Si je dresse ce tableau assez affligeant, ce n’est pas pour nous contraindre à prendre un air contristé, c’est pour solliciter de notre part le mouvement de conversion incontournable sans lequel non seulement nous connaîtrons les mêmes déboires que le riche au séjour des morts, mais nous connaîtrons des déboires plus immédiats dans les violences qui ne manqueront de se produire dans notre monde. Le riche dit à Abraham : « envoie quelqu’un pour prévenir mes frères » et Abraham répond : « eh bien ils ont la loi et les prophètes ! » Nous avons la loi et les prophètes, nous n’avons pas besoin d’un discours spécifique, tout ce que nous avons besoin de savoir nous le connaissons et s’il était nécessaire, la lecture de cette parabole renouvelle l’enseignement de la loi et des prophètes. Alors en désespoir de cause le riche dit : « mais fais quelque chose d’un peu exceptionnel pour attirer leur attention, si quelqu’un revenait d’entre les morts ils l’écouteraient » (Lc 16, 30). Mais, frères et sœurs, quelqu’un est revenu d’entre les morts pour renouveler son appel à vivre une véritable communauté humaine ! Et qu’avons-nous fait de son message ? Il est facile, en tout cas distrayant pour un certain nombre de gens, de monter des polémiques médiatiques sensées exciter les électeurs et en tout cas des auditeurs ou des téléspectateurs.
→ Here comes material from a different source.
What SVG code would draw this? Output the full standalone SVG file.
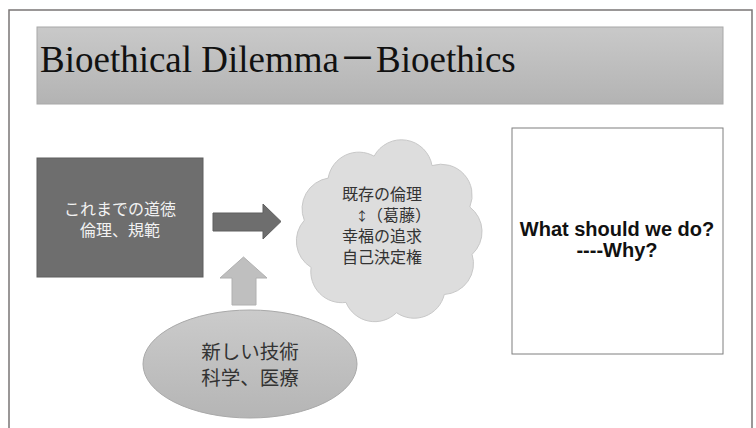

Il est moins facile de dire la vérité en appelant chacune et chacun d’entre nous à regarder le pauvre qui gît à notre porte, le pauvre qui gît au milieu de notre société prospère, le pauvre qui gît aux portes de l’Europe.
Que le Seigneur ouvre nos cœurs aux dimensions de son amour, qu’Il ouvre nos regards pour que nous voyons enfin ce qui s’impose à nos yeux, qu’Il ouvre notre cœur pour que les biens que nous avons reçus, que nous avons gagnés, en tout cas les richesses dont nous disposons soient utilisées pour que l’homme vive et non pas pour qu’il meure.
Amen.
+ André cardinal Vingt-Trois, archevêque de Paris.